Given the limited time each submission has to be understood, projects which offered a clear explanation of the ideas and illustrations supporting the design application were much more successful.  The jury tended to engage better with projects that explored more than just the technical solution; ones which dealt with the context in which the project was situated – the social, political and economic issues unravelling both the how and the why change would be needed.  David Rowley of Nightingale Associates commented;

“The competition resulted in a wide range of approaches to adaptability, some much more likely than others to be viable, given the need to consider the likelihood/frequency of change in conjunction with the benefit, cost and difficulty of achievement.”

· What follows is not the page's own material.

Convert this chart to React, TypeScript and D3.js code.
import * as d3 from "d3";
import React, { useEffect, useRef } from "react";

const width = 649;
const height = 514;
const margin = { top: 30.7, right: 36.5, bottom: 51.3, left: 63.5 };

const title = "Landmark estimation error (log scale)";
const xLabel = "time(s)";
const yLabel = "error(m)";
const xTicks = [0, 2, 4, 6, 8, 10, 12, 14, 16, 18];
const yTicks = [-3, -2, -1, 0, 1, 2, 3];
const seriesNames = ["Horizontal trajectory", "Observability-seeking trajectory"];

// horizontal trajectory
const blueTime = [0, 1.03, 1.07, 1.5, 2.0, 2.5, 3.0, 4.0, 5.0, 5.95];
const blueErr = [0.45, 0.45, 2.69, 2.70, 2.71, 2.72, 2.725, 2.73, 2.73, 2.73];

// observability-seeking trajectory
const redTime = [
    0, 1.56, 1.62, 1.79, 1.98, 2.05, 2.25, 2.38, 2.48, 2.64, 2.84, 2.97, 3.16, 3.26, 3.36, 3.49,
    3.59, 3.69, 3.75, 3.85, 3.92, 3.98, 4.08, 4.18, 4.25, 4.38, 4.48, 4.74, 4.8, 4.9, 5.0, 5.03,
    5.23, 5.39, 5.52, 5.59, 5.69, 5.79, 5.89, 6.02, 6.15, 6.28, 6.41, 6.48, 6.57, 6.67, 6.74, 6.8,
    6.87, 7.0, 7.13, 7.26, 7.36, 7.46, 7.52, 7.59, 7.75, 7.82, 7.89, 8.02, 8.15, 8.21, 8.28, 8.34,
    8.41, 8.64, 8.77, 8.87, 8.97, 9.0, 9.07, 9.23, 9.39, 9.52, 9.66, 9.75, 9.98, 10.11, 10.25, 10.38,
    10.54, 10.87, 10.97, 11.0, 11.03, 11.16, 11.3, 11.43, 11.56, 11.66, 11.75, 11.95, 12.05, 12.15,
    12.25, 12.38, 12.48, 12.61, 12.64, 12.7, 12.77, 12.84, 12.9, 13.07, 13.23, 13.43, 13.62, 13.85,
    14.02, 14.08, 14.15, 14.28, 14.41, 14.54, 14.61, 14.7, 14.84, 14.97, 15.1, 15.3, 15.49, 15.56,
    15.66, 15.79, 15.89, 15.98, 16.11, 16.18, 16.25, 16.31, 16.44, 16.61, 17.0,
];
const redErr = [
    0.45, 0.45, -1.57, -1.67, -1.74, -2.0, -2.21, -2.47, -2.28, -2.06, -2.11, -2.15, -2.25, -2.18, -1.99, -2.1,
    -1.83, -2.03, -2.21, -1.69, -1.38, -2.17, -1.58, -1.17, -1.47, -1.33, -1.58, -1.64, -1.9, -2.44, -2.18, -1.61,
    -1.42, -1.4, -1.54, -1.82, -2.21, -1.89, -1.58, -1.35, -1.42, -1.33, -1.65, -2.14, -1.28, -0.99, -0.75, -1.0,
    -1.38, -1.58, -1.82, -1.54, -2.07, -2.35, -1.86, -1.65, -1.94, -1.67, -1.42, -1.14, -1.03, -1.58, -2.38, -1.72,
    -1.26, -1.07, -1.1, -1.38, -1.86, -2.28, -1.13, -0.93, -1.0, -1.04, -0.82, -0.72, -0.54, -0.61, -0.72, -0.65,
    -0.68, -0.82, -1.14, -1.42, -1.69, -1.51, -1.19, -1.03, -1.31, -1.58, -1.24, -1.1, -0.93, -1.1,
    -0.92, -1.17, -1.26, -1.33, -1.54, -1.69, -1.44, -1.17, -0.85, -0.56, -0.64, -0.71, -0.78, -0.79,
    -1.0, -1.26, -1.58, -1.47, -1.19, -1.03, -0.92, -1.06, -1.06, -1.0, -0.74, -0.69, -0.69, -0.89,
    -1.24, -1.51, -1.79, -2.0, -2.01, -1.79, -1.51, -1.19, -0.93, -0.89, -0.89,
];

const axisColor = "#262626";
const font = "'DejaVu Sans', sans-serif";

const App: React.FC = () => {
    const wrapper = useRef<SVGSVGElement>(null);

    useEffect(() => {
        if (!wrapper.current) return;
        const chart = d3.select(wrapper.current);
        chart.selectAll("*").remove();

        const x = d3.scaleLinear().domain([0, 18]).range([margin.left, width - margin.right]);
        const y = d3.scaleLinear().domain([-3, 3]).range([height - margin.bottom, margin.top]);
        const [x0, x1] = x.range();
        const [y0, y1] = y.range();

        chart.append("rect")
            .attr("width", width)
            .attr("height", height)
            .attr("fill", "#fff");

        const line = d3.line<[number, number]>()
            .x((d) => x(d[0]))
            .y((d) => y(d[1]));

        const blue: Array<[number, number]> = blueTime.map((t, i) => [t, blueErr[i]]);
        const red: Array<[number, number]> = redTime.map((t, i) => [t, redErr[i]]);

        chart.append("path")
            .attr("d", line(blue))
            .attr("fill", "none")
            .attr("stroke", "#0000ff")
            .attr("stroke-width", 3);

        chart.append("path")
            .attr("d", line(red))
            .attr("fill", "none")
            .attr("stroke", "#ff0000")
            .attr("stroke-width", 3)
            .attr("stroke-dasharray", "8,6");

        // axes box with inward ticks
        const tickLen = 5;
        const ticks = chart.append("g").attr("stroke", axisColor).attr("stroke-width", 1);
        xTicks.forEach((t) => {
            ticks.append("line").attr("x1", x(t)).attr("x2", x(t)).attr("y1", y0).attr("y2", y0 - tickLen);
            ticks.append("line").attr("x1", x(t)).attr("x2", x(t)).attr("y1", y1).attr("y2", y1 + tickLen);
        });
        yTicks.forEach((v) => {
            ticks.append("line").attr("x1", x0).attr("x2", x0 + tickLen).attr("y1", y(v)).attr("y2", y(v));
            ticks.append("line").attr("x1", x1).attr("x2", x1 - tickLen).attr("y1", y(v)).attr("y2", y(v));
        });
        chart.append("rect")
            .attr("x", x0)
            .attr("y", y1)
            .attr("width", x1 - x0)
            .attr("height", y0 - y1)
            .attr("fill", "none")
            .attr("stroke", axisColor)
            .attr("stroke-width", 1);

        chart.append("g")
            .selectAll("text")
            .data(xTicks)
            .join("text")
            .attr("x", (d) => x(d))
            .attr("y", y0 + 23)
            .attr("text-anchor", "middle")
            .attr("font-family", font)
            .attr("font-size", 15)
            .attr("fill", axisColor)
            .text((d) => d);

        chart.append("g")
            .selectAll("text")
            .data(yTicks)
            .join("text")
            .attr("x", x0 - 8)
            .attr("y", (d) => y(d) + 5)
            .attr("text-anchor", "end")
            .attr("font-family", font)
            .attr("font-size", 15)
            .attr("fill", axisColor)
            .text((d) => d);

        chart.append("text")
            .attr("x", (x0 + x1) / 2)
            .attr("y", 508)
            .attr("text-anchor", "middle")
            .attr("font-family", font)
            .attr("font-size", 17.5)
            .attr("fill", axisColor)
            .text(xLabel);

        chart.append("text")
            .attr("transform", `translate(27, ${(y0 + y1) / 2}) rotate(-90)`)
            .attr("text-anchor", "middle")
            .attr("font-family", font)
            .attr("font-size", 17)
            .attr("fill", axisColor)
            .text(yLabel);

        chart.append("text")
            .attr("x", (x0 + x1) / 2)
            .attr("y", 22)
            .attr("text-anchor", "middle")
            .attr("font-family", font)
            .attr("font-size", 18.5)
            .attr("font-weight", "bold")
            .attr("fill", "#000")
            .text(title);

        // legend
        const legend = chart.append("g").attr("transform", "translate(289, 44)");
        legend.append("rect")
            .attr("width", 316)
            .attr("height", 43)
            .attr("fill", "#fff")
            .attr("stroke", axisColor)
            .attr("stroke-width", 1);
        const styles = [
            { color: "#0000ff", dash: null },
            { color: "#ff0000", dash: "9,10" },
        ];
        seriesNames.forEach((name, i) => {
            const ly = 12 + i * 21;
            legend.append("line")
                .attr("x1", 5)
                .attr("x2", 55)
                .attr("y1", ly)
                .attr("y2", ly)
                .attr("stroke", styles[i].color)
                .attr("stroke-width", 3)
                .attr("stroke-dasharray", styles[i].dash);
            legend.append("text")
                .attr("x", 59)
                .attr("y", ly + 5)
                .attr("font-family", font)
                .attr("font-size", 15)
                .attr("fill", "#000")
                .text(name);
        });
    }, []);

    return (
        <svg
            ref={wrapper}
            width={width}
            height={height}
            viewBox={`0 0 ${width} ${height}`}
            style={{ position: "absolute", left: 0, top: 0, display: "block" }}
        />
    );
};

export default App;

Proposals which were too product specific were not favoured – they were felt to be too symbolic of the post-war 1960’s perspective of developing a particular system that can be applied to multiple contexts (one product fits all) – many of which were presented as a metabolistic approach (mega-structure w/ units that could be plugged in and out) offering too deterministic of a solution.

Successful submissions were ones that illustrated an understanding and depth to their proposal and allowed for a debate to occur around the innovativeness of their ideas. The international jury of architects was inspired by the quality of the visual and narrative ideas presented.  Testimony to the high quality of the submissions, all the winners and runners up will be published in the upcoming AF book. Søren Nielsen of Vankunsten Architects observed;

“The DAF competition introduces a new and important agenda to architectural education: The discipline of designing for future change which is crucial for the topical resource saving discourse. The proposals have delivered a full range of strategies for adaptability, some of which contribute substantially to the research field by pointing towards new social and urban potentials from integrating time into the design mind set.”

David Rowley added,

“I was impressed by the time and effort many of the students put into the submissions, and how effectively they showcased their ideas using both presentation boards and film.  The best submissions fully embraced adaptability with sustainability in its broadest sense, taking into account social and political factors as well as accounting for the visual environment and longevity.”

AF intends on running the student competition again next year as Professor Simon Austin finished with,

“The response to the competition has shown that young designers are enthused about, and challenged by, the need for sustainable architecture to have multiple lives.”